By: Charlie Botts
Ghost Boys is a short fictional novel by Jewell Parker Rhodes. Rhodes is a New York Times Best Selling Author of many books, Ghost Boys being among them. The driving force behind all of Jewell’s work is “to inspire social justice, equity, and environmental stewardship” (Rhodes). She was awarded an Honorary Doctorate of Humane Letters from Carnegie-Mellon University, the university she is now an alumni of. She received a Bachelor of Arts in Drama Criticism, a Master of Arts in English, and a Doctor of Arts in English from Carnegie Mellon University. Additionally, she was raised in Pittsburgh and now lives in Seattle Washington.

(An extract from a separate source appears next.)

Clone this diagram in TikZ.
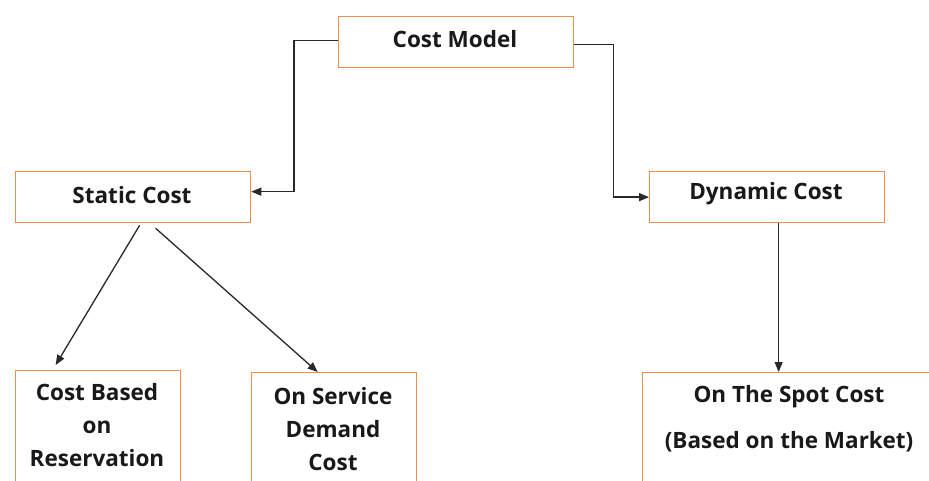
\documentclass[tikz,border=0pt]{standalone}
\usepackage{fontspec}
\setmainfont{Open Sans}
\usetikzlibrary{arrows.meta}
\definecolor{boxorange}{RGB}{240,140,80}
\definecolor{linkgray}{RGB}{40,40,40}
\tikzset{
  box/.style={draw=boxorange, line width=1.3pt, anchor=north west, inner sep=0pt},
  lbl/.style={font=\bfseries\fontsize{22.5}{33}\selectfont, align=center, text=black!90, inner sep=0pt},
  arr/.style={draw=linkgray, line width=1.3pt, -{Triangle[length=10pt,width=8pt]}},
}
\begin{document}
\begin{tikzpicture}[x=1pt,y=-1pt]
  \useasboundingbox (0,0) rectangle (929,481);
  \clip (0,0) rectangle (929,481);

  % boxes (the bottom row runs past the lower edge)
  \node[box, minimum width=235pt, minimum height=51pt] (cm) at (338,16) {};
  \node[box, minimum width=235pt, minimum height=51pt] (sc) at (15,171) {};
  \node[box, minimum width=235pt, minimum height=51pt] (dc) at (649,171) {};
  \node[box, minimum width=165pt, minimum height=130pt] (cb) at (15,370) {};
  \node[box, minimum width=165pt, minimum height=130pt] (os) at (251,372) {};
  \node[box, minimum width=294pt, minimum height=130pt] (spot) at (642,372) {};

  % labels
  \node[lbl] (cmt) at (455,39) {Cost Model};
  \node[lbl] (sct) at (132,195) {Static Cost};
  \node[lbl] (dct) at (766,194) {Dynamic Cost};
  \node[lbl] (cbt) at (97,425) {Cost Based\\on\\Reservation};
  \node[lbl] (ost) at (333,429) {On Service\\Demand\\Cost};
  \node[lbl, font=\bfseries\fontsize{22.5}{46}\selectfont] (spott) at (789,419) {On The Spot Cost\\(Based on the Market)};

  % connectors
  \draw[arr] ([yshift=1.5pt]cm.west) -- ++(-44,0) |- ([yshift=5.5pt]sc.east);
  \draw[arr] ([yshift=-2.5pt]cm.east) -- ++(39,0) |- (dc.west);
  \draw[arr] ([xshift=6.5pt,yshift=-2pt]sc.south) -- ([xshift=-42.5pt,yshift=5pt]cb.north);
  \draw[arr] ([xshift=22.5pt,yshift=-5pt]sc.south) -- ([xshift=-16.5pt]os.north);
  \draw[arr] ([xshift=11.5pt]dc.south) -- ([xshift=11.5pt]dc.south |- spot.north);
\end{tikzpicture}
\end{document}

The fictional novel Ghost Boys follows a young boy, Jerome Rogers, and is written in his voice. The story opens with Jerome Rogers, a twelve year old black boy, being shot and killed by a white police officer. The scene is intense, painful to read, and causes a deep discomfort for the reader. However, directly afterward, the scene that is displayed, is one that is much more tame and easy to handle. Jerome is sitting at the kitchen table with his mother, whom he calls “Ma”, Grandma, and his younger sister, Kim Rogers. The mundanity of this scene is so jarring because in the previous scene, the reader witnessed the protagonist be murdered by a grown man. That scene juxtaposed with the same protagonist sitting and eating breakfast with his family creates such a strong contrast between the two.
The book follows this pattern of switching back and forth between chapters that are either titled “Alive” or “Dead”.

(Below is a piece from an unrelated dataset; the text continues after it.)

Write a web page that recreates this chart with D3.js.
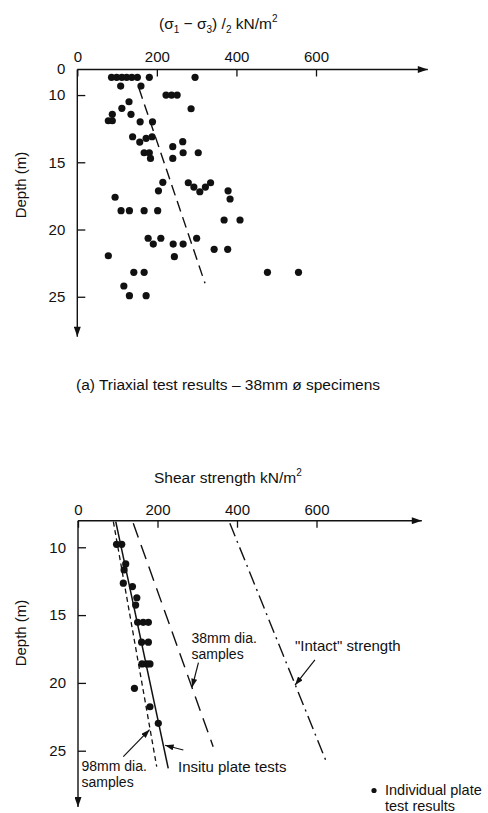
<!DOCTYPE html>
<html><head><meta charset="utf-8">
<script src="https://cdn.jsdelivr.net/npm/d3@7/dist/d3.min.js"></script>
<style>
body{margin:0;background:#fff}
svg{display:block}
text{font-family:"Liberation Sans",Arial,Helvetica,sans-serif;fill:#111}
</style>
</head><body>
<svg id="c" width="488" height="813"></svg>
<script>
// ---------- data ----------
const strengthTicks = [0, 200, 400, 600];
const depthTicks = [10, 15, 20, 25];

// (a) triaxial test results, 38mm specimens: (sigma1 - sigma3)/2 kN/m2 vs depth m
const triaxialStrength = [86, 99, 112, 124, 137, 151, 181, 296,
  109, 160, 223, 237, 251, 130, 112, 286, 88, 135, 78, 88, 158, 189,
  139, 157, 173, 188, 265, 240, 168, 181, 266, 304, 184, 240,
  215, 204, 279, 293, 308, 322, 335, 379, 384, 95,
  110, 131, 168, 202, 369, 409, 178, 191, 210, 241, 266, 300, 244, 344, 378, 78,
  142, 168, 478, 556, 117, 131, 173];
const triaxialDepth = [8.68, 8.68, 8.68, 8.68, 8.68, 8.68, 8.68, 8.68,
  9.33, 9.33, 10.0, 10.0, 10.0, 10.5, 10.99, 11.02, 11.43, 11.43, 11.91, 11.91, 11.99, 11.99,
  13.1, 13.5, 13.22, 13.1, 13.47, 13.84, 14.29, 14.29, 14.29, 14.29, 14.71, 14.71,
  16.49, 17.12, 16.52, 16.84, 17.19, 16.84, 16.52, 17.12, 17.73, 17.6,
  18.6, 18.6, 18.6, 18.6, 19.29, 19.29, 20.65, 21.08, 20.65, 21.08, 21.08, 20.65, 22.02, 21.47, 21.47, 21.95,
  23.18, 23.18, 23.18, 23.18, 24.2, 24.92, 24.92];
const triaxialTrendStrength = [155, 321];
const triaxialTrendDepth = [9.5, 24.0];

// (b) shear strength: individual plate tests and strength profiles
const plateStrength = [97, 110, 120, 116, 114, 137, 148, 145, 150, 164, 177, 160, 177, 161, 173, 181, 142, 181, 202];
const plateDepth = [9.78, 9.78, 11.23, 11.67, 12.65, 12.9, 13.72, 14.26, 15.53, 15.53, 15.53, 17.0, 17.0, 18.6, 18.6, 18.6, 20.4, 21.76, 22.98];
const insituStrength = [95, 227];
const insituDepth = [8.11, 26.3];
const sample98Strength = [89, 198];
const sample98Depth = [8.11, 26.18];
const sample38Strength = [139, 340];
const sample38Depth = [8.23, 24.7];
const intactStrength = [382, 626];
const intactDepth = [8.23, 25.9];

// annotation arrows: [tailStrength, tailDepth, headStrength, headDepth]
const arrow38 = [303, 18.51, 287, 20.32];
const arrowIntact = [596, 18.31, 546, 20.16];
const arrow98 = [114, 25.44, 180, 23.45];
const arrowInsitu = [265, 24.95, 219, 24.6];

// ---------- drawing ----------
const svg = d3.select('#c');
const ink = '#111';
const defs = svg.append('defs');
defs.append('marker').attr('id', 'axArrow').attr('viewBox', '0 0 10 7')
  .attr('refX', 10).attr('refY', 3.5).attr('markerWidth', 11).attr('markerHeight', 7)
  .attr('markerUnits', 'userSpaceOnUse').attr('orient', 'auto')
  .append('path').attr('d', 'M0,0L10,3.5L0,7Z').attr('fill', ink);
defs.append('marker').attr('id', 'annArrow').attr('viewBox', '0 0 10 7')
  .attr('refX', 10).attr('refY', 3.5).attr('markerWidth', 9).attr('markerHeight', 6)
  .attr('markerUnits', 'userSpaceOnUse').attr('orient', 'auto')
  .append('path').attr('d', 'M0,0L10,3.5L0,7Z').attr('fill', ink);

function drawAxes(x, y, xEnd, xPad, yLabelCenter) {
  const [d0, d1] = y.domain();
  const gx = svg.append('g').attr('transform', `translate(0,${y(d0)})`)
    .call(d3.axisTop(x).tickValues(strengthTicks).tickSize(-7).tickSizeOuter(0).tickPadding(xPad));
  gx.select('.domain').remove();
  gx.attr('font-size', 15).attr('font-family', null);
  gx.selectAll('line').attr('stroke', ink).attr('stroke-width', 1.3);
  gx.selectAll('text').attr('fill', ink);

  const gy = svg.append('g').attr('transform', `translate(${x(0)},0)`)
    .call(d3.axisLeft(y).tickValues(depthTicks).tickSize(-8).tickSizeOuter(0).tickPadding(12));
  gy.select('.domain').remove();
  gy.attr('font-size', 15).attr('font-family', null);
  gy.selectAll('line').attr('stroke', ink).attr('stroke-width', 1.3);
  gy.selectAll('text').attr('fill', ink);

  svg.append('line').attr('x1', x(0)).attr('x2', x(xEnd)).attr('y1', y(d0)).attr('y2', y(d0))
    .attr('stroke', ink).attr('stroke-width', 1.4).attr('marker-end', 'url(#axArrow)');
  svg.append('line').attr('x1', x(0)).attr('x2', x(0)).attr('y1', y(d0)).attr('y2', y(d1))
    .attr('stroke', ink).attr('stroke-width', 1.4).attr('marker-end', 'url(#axArrow)');

  svg.append('text').attr('transform', `translate(21,${yLabelCenter}) rotate(-90)`)
    .attr('text-anchor', 'middle').attr('dy', '0.35em').attr('font-size', 15).text('Depth (m)');
}

const line = (x, y) => d3.line().x(d => x(d[0])).y(d => y(d[1]));

// ----- top chart -----
const xT = d3.scaleLinear().domain([0, 600]).range([77.3, 316]);
const yT = d3.scaleLinear().domain([8.1, 27.97]).range([69.5, 336.7]);
drawAxes(xT, yT, 881, 8, 185);
svg.append('text').attr('x', xT(0) - 12).attr('y', yT(8.1) + 4).attr('text-anchor', 'end')
  .attr('font-size', 15).text('0');

const t1 = svg.append('text').attr('x', 159).attr('y', 29).attr('font-size', 15.5);
t1.append('tspan').text('(σ');
t1.append('tspan').attr('font-size', 10).attr('dy', 4).text('1');
t1.append('tspan').attr('dy', -4).text(' − σ');
t1.append('tspan').attr('font-size', 10).attr('dy', 4).text('3');
t1.append('tspan').attr('dy', -4).text(') /');
t1.append('tspan').attr('font-size', 10).attr('dy', 4).text('2');
t1.append('tspan').attr('dy', -4).text(' kN/m');
t1.append('tspan').attr('font-size', 10).attr('dy', -7).text('2');

svg.append('path').datum(d3.zip(triaxialTrendStrength, triaxialTrendDepth))
  .attr('d', line(xT, yT)).attr('fill', 'none').attr('stroke', ink)
  .attr('stroke-width', 1.4).attr('stroke-dasharray', '11,6');

svg.append('g').selectAll('circle').data(d3.zip(triaxialStrength, triaxialDepth)).join('circle')
  .attr('cx', d => xT(d[0])).attr('cy', d => yT(d[1])).attr('r', 3.6).attr('fill', ink);

svg.append('text').attr('x', 76).attr('y', 390).attr('font-size', 15.5)
  .text('(a) Triaxial test results – 38mm ø specimens');

// ----- bottom chart -----
const xB = d3.scaleLinear().domain([0, 600]).range([78, 316.5]);
const yB = d3.scaleLinear().domain([8.04, 29.15]).range([520.7, 807]);
drawAxes(xB, yB, 865, 6, 633);

const t2 = svg.append('text').attr('x', 154).attr('y', 483).attr('font-size', 15.5);
t2.append('tspan').text('Shear strength kN/m');
t2.append('tspan').attr('font-size', 10).attr('dy', -7).text('2');

const profiles = [
  [insituStrength, insituDepth, null, 1.5],
  [sample98Strength, sample98Depth, '5,3.5', 1.3],
  [sample38Strength, sample38Depth, '15,8', 1.4],
  [intactStrength, intactDepth, '14,5,2,5', 1.4]
];
profiles.forEach(([s, d, dash, w]) => {
  svg.append('path').datum(d3.zip(s, d)).attr('d', line(xB, yB))
    .attr('fill', 'none').attr('stroke', ink).attr('stroke-width', w)
    .attr('stroke-dasharray', dash);
});

svg.append('g').selectAll('circle').data(d3.zip(plateStrength, plateDepth)).join('circle')
  .attr('cx', d => xB(d[0])).attr('cy', d => yB(d[1])).attr('r', 3.6).attr('fill', ink);

[arrow38, arrowIntact, arrow98, arrowInsitu].forEach(a => {
  svg.append('line').attr('x1', xB(a[0])).attr('y1', yB(a[1])).attr('x2', xB(a[2])).attr('y2', yB(a[3]))
    .attr('stroke', ink).attr('stroke-width', 1.2).attr('marker-end', 'url(#annArrow)');
});

function label(x, y, lines, lh, fs) {
  const t = svg.append('text').attr('x', x).attr('y', y).attr('font-size', fs);
  lines.forEach((s, i) => t.append('tspan').attr('x', x).attr('dy', i ? lh : 0).text(s));
}
label(191.5, 643, ['38mm dia.', 'samples'], 15.5, 14);
label(295, 651, ['"Intact" strength'], 0, 15);
label(81.5, 771, ['98mm dia.', 'samples'], 15.5, 14);
label(178, 771.5, ['Insitu plate tests'], 0, 15);
svg.append('circle').attr('cx', 374).attr('cy', 790.5).attr('r', 2.6).attr('fill', ink);
label(385, 794.5, ['Individual plate', 'test results'], 16.5, 14.5);
</script>
</body></html>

In the chapters that are titled “Alive”, the readers witness the days leading up to the day that Jerome is killed, starting in the morning with his family, and then traveling back and forth between school. During these chapters, the reader learns details about Jerome that seem mundane and normal. For example: he makes a friend with the new kid at school, he is unpopular and is bullied at school, etc. This provides some insight into why this book is banned. The narrative surrounding victims of police brutality, particularly those victims who are black or other people of color, often centers around the victim’s reputation. In order to explain why a police officer might murder someone, the victim’s reputation is picked apart, and simultaneously justifying the actions of the police officer. However, the mundanity of this story very clearly delegitimizes this narrative. Jerome is a normal school boy. He was never a hulking man who posed a threat to a grown man, he was a small boy, who ate his lunch in the school bathroom to hide from bullies. It demonstrates how any attempt to vindicate the actions of a grown man for killing a school boy, are horribly misguided and rooted in something more sinister.

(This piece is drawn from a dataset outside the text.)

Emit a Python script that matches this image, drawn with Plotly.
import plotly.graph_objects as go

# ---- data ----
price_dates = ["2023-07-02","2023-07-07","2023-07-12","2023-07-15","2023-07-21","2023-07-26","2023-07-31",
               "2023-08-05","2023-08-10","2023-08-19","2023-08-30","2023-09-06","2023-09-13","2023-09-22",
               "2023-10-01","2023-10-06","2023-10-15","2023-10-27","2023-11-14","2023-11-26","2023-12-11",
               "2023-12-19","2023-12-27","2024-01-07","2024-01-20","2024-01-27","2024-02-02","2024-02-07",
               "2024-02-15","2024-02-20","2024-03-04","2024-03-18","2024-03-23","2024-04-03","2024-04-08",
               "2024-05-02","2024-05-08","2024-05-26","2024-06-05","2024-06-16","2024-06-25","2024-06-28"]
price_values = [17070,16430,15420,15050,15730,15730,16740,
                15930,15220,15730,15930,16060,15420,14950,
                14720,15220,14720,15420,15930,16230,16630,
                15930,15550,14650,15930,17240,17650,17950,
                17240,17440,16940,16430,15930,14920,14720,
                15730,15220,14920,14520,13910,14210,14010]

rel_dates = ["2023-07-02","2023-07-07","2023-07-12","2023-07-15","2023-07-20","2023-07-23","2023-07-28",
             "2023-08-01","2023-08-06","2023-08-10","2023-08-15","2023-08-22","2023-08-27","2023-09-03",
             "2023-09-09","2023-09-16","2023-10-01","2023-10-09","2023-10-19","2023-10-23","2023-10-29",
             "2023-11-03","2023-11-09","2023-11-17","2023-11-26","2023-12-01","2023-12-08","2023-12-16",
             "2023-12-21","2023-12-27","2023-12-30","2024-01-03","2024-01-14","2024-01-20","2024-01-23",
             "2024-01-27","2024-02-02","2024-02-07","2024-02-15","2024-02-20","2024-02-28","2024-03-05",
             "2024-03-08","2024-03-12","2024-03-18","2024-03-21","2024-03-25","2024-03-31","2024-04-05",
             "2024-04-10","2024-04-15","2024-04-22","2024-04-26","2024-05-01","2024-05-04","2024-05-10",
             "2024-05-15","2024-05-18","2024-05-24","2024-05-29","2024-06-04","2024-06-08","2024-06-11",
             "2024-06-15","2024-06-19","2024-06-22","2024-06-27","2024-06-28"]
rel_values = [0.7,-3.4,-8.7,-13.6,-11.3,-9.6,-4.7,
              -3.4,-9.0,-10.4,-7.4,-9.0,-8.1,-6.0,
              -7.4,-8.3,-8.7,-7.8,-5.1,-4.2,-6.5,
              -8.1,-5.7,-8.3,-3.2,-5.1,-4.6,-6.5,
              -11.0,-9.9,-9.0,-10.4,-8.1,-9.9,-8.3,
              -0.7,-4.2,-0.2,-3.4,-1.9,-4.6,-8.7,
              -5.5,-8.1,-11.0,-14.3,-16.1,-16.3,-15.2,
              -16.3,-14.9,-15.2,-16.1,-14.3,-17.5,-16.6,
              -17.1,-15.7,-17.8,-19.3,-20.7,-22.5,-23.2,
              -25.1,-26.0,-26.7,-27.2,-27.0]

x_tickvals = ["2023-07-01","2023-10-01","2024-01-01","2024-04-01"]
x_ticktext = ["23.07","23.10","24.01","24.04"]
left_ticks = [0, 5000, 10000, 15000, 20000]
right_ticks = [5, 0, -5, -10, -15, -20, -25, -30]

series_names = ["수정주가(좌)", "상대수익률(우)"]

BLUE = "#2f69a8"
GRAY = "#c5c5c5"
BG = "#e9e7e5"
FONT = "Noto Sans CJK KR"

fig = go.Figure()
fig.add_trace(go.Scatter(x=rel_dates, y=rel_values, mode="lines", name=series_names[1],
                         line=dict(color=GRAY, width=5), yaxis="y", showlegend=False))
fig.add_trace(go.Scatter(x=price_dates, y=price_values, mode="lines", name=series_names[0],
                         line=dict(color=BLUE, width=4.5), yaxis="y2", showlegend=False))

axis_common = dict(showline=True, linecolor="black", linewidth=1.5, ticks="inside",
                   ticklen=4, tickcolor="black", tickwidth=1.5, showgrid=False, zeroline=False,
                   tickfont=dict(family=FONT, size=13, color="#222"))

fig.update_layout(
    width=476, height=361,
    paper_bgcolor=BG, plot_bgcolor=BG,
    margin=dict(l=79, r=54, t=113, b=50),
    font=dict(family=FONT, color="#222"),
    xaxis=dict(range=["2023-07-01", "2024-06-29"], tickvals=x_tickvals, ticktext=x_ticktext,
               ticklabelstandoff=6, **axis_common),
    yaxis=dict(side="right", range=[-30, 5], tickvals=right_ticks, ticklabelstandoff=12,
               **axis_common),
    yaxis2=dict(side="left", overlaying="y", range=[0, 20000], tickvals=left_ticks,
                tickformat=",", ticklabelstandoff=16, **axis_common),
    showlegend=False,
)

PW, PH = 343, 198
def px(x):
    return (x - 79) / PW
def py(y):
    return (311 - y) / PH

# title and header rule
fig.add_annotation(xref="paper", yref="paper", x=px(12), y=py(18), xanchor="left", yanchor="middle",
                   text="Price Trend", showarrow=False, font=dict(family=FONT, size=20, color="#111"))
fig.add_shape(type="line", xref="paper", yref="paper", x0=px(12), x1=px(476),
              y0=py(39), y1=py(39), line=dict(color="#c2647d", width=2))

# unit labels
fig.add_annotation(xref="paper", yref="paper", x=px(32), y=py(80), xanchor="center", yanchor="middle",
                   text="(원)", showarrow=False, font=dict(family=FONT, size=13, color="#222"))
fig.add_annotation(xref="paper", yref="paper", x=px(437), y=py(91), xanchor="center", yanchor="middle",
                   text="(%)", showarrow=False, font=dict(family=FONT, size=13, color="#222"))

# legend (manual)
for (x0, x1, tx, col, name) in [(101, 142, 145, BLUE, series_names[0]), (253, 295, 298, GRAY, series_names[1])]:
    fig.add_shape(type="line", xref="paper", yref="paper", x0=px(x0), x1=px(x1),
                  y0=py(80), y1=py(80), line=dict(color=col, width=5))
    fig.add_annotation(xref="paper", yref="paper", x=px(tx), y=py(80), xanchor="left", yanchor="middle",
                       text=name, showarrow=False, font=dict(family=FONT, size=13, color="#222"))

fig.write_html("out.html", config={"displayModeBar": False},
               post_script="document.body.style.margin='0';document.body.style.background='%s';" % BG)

In the chapters titled “Dead”, the readers witness life after death through Jerome’s point of view. He in invisible to the world, except for the young daughter of the police officer responsible for his murder, Sara, and another ghost boy who Jerome doesn’t recognize. She is initially frightened by Jerome and the other ghost boy, but then the three begin to converse more openly and frequently. Sara hypothesizes that if somehow she can bring them some peace, that their souls might be able to rest. However, the boy reveals himself to be Emmett Till, a young man who was lynched by a horde of angry white men in 1955. Emmett then beckons the two others to look around them more carefully, and then both of them begin to see hundreds of thousands of ghost boys from across the years. This displays another reason that this book might be banned. The idea that white society should bear some responsibility for the system of policing that they created and uphold is foreign to them, and, as a result, deserves banning.